I therefore propose that any stimulus be targeted on housing. Housing is a highly salient issue, a relatively quick-starting form of investment, one that gets to the pocket of the electorate. And of course there is the coming LHA cuts/Bedroom Tax crisis. As we all remember from June 2010, declaring a crisis is a powerful political tool. If you agree with Daniel Davies and myself, housing policy may even have been the key issue in the British economy since the 1980s.
Council house building would be good, but it’s still slow. On the other hand, because it’s decentralised, it can start quicker. (Getrennt marschieren, vereint schlagen.) The Simple Plan could start much faster, and wouldn’t necessarily need much additional central government borrowing. Neither, though, would need an act of parliament.
And even UKIP have some good ideas sometimes. Here’s Nigel Farage arguing that the Bank of England should move to a dual mandate, like the US Federal Reserve’s, which would require it to target employment (or growth) as well as inflation. Section 11 of the Bank of England Act 1998 states that the Bank’s objectives are:
- to pursue price stability
- subject to that, to support the economic policy of HMG, including its objectives for growth and employment
Section 12 states that the Treasury can define what price stability is, i.e. the inflation target, and what the policy is by sending the Bank a letter. If the letter included buying £100bn worth of new housing bonds, as the CEO of Greggs suggests, well, that’s better than a pasty tax.
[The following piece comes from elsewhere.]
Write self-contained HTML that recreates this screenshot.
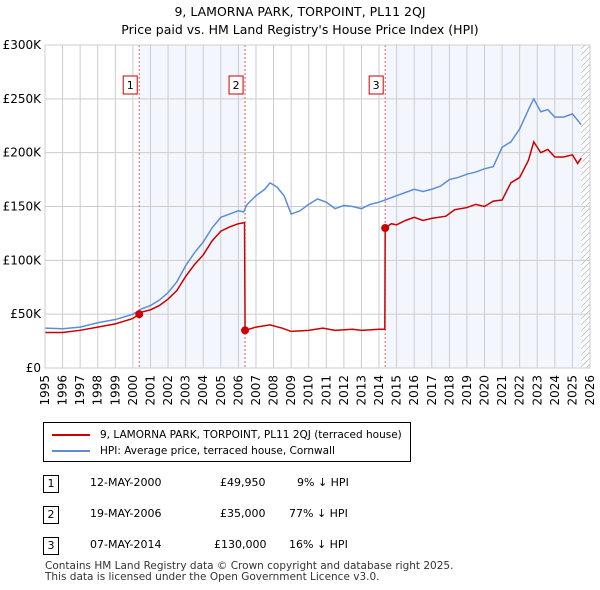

And finally, I feel that only fools would go for an election post-Leveson without getting the Leveson proposals passed. We should pass them. Not only that, we should direct the Office of Fair Trading to carry out a wideranging competition review of the media, and GCHQ’s Communications-Electronics Security Group to audit the mobile networks’ lawful interception logs.
None of this is long-term. It shouldn’t be. But the point is to use successive, mutually supporting actions to advance aims that lead to our political purposes.